Surely people believed that the stories about these figures were true? How can
you worship the Western God revealed via these figures if you don’t believe the
accounts of their lives are true?
But no one asked about the truth of these stories until after
the concept of Enlightenment Truth emerged. Of course the followers of Judaism,
Christianity and Islam believed the stories of their founders and principal
figures. But the claim that those stories were true in our modern sense of true—historically
accurate, recorded and told exactly as they happened—could not be claimed for
them until that concept of truth developed. Once that standard was applied to
stories, the stories of course unraveled. But not because they were not true. They fell apart when held to a
standard was applied to them that was unknown to the people who first told them
or read or heard them.
And now we claim very widely that religion is false because
the stories are false because they don’t conform to this alien standard of
truth. It’s like judging nursery rhymes because they don't conform to the rules of
calculus. And even those who today try to save religion from the Enlightenment
critique generally doom themselves by using the structure of Enlightenment thought. And
they are judged as crazy or confused (which of course they are but no more
confused than those they oppose) because they can’t see the plain fact that
ancient stories don’t stand up to Enlightenment standards of truth. The imperfect and so-so Enlightenment. But what these
well-meaning critics of secular thought are in my view really responding to is something
else. They too only have the Modern vocabulary in which to express themselves,
so they express themselves badly. The sense they have however that the real is
something other than what the critics of religion tell us it is is too strong
to die on the altar of Enlightenment. They know that something is missing in the
Enlightenment critique of pre-Enlightenment thought. But they don’t have any
idea how to say what that is. So they listen to all that science has to say;
they never question the absurdity of going to the scientist to ask questions
about God, and they go away thinking “that must be wrong.” If they only press
the question in the vocabulary of the scientist far enough, they’ll see it fall
apart. We’re just not there yet.
But that will never happen. The whole structure of
Enlightenment thought ultimately excludes God. And simultaneously excludes
religion. God is not an object in the universe, not an object at all. God
therefore does not have objective existence. A structure of thought that claims
only what is objective is real declares God unreal. And at the same time it
declares religion false—which is a radically different step. God does not have
to be objectively real—does not have to “exist”—for religion to be an essential
part of the human experience.
And I mean essential in a collective not an individual
sense, though that may be true as well. It may be that humanity cannot persist
without religion. Enlightenment thought repeatedly argues the evil of religion.

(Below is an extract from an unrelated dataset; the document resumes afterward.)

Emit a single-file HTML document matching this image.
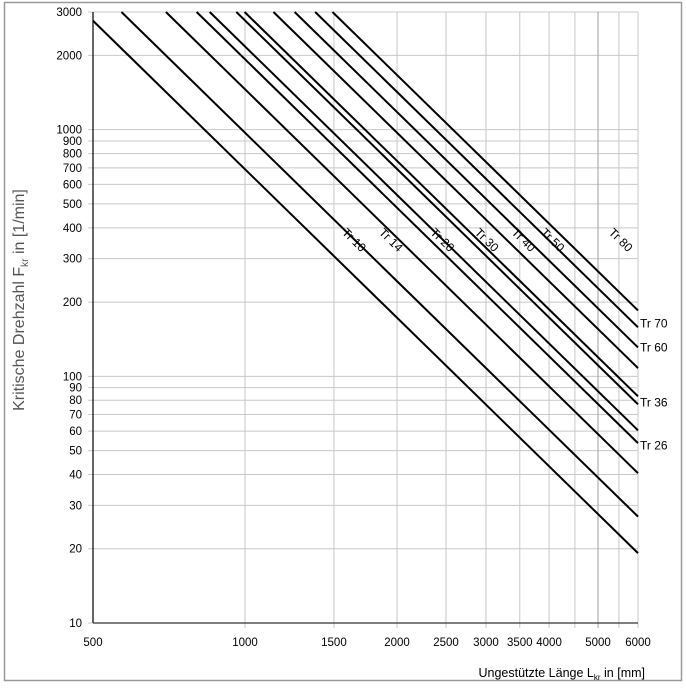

It was Nietzsche who finally tore the lid off this one. Religion is the source
of endless evil, personal and civil, wars and murders and intolerance and prejudice
and oppression. War is the great human evil that we’re finally on the verge of
eradicating; though Nietzsche’s dates may have been overly optimistic, the
trajectory is clear.
The counter argument is easy enough to make, though it would
take me off track to make it here. I will only point out that religion did not create
nuclear war or gas chambers or mustard gas. It is not responsible for global
warming or gun violence or capitalism. Freeing ourselves from religion has not
made us a more peaceful species. The claim that if we just continue to push our
Enlightenment thinking until it truly sticks is like the argument of the gun
lobby that tells us that only way to solve the gun problem is to sell more
guns. The same forces that have always used religion to support violence now
use the Enlightenment. The true priests of the Enlightenment say they are
perverting this thought, that they are illegitimate. Sure. The priests of
religious thought said the same thing. And they were right. But then they
had the regulating power of religion to counterbalance the violence. We lack
that today more than ever before. And it does not appear that the regulating
power of Modernism or Scientism or Enlightenment will ever be sufficient to
stop the train of ignorance, greed, and violence. If the end is near, it’s not
because of religion. It may be because we wouldn’t allow religion to save us
from it.
All the old stories are true according to the standards of
truth set up for them. And that standard of truth is no less valid than the
scientific and quasi-scientific standards that we use today to affirm and
condemn all claims. But what is the claim to truth religions make? What
difference does it make that we have lost this mythic realm of truth?
The germs of our modern, Enlightenment, scientific notion of
truth can be traced far back, as far back as you want to go. They are in Augustine’s
critique of astrology and Manicheism. They are an essential ingredient in the
shift from what we today call paganism to monotheism, even in Islam’s critique
of Christianity as it is manifest in the Qur’an. But that plant grew and the
other was weeded.
Much of the most important thought of the 20th Century supported the notion that the human species exists like any other species. In rural Maine they keep a close eye on the dogs at certain times of year because they know that if they smell deer, they’ll gather from one back yard to another and spontaneously form themselves into a pack and start killing the hunters’ prizes. Humans are like this. Hitler did not rise out of nowhere nor did Donald Trump or the Right Wing populist, nationalist nonsense sweeping the world today. It would be irresponsible to oversimplify the analysis of why and how this happened. I contend that the intellectual rejection of religion is an essential factor.